NEW DELHI -- PAKISTANI drug traffickers are using carrier pigeons to
smuggle more than UKP60m of heroin each year from Afghanistan.

Traffickers on both sides of the border use flocks of pigeons to carry
heroin to Pakistan, where many gangs which supply European dealers are based.

Afghan refugees are being paid to carry the pigeons packed in small cages
back into the border villages in the home country where makeshift drug
refineries are located in areas controlled by different Afghan warlords.

About 10gs of heroin are stuffed into a bullet-shaped tin capsule which is
then fastened to a pigeon's leg. Once the birds are released from
Afghanistan, they take between one and two hours to reach their lofts in
Pakistan, where the capsules are collected by traffickers.

One Karachi-based anti-drug campaigner, who asked not to be named, said:
"When the weather is good a pigeon is made to fly almost daily across the
border.

"In a month, an average Pakistani trafficker, who has between six and eight
homing pigeons, can smuggle across as much as 2kgs of heroin. This would be
worth about $300,000 [UKP190,000] in the European market."

He added that the biggest threat to the birds, which can evade anti-drugs
surveillance along the border, is being attacked by a bird of prey.
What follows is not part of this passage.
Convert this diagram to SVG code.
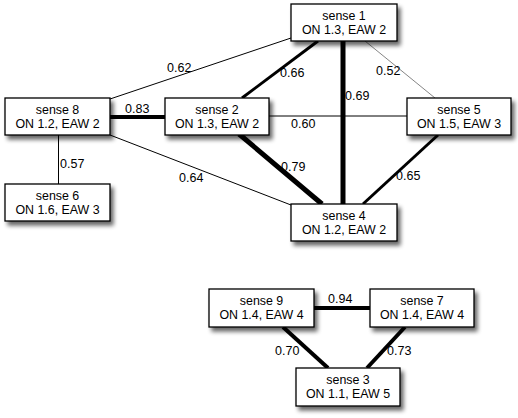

Traditionally, low-grade heroin is refined from Afghan opium. According to
the United Nations Office on Drugs and Crime (UNODC), 50 new heroin
refineries began operating in eastern Afghanistan alone last year. Some of
these new refineries are capable of processing high-grade heroin and it is
believed that most of the heroin is being carried by pigeons.

According to a report compiled by Pakistani intelligence, there are at
least 300 pigeons currently engaged as heroin carriers in frontier
Pakistan, carrying about 500kgs of heroin across the border from
Afghanistan every year.

The semi-autonomous tribal territories where these drug traffickers and
their pigeon lofts are located, are outside Pakistani federal jurisdiction.
However, the smugglers still face the death penalty if they are caught.

According to Pakistan's Anti-Narcotics Force, drugs traffickers have
adopted a variety of new methods to carry on their trade in the face of
increased vigilance by the police.

Large, guarded convoys have been replaced by individuals or small groups of
people who carry across small consignments of heroin from Afghanistan.

Last February, a US State Department report said Afghanistan had retaken
its place as the world's leading producer of heroin, following the
overthrow of the Taliban regime which had banned cultivation of opium poppies.

Shipments of Afghan heroin and morphine are routed through Pakistan's
coastal areas to Turkey via Iran.

From there local traffickers arrange to send the shipments on to Europe
and the United States.

It is estimated that 80% of heroin in Europe comes from Afghanistan.

Last month, the head of Pakistan's anti-narcotics task force, Major General
Zafar Abbas, said heroin production in Afghanistan has been increasing
since the fall of the Taliban last year.

It is expected to reach more than 4,000 tonnes this year.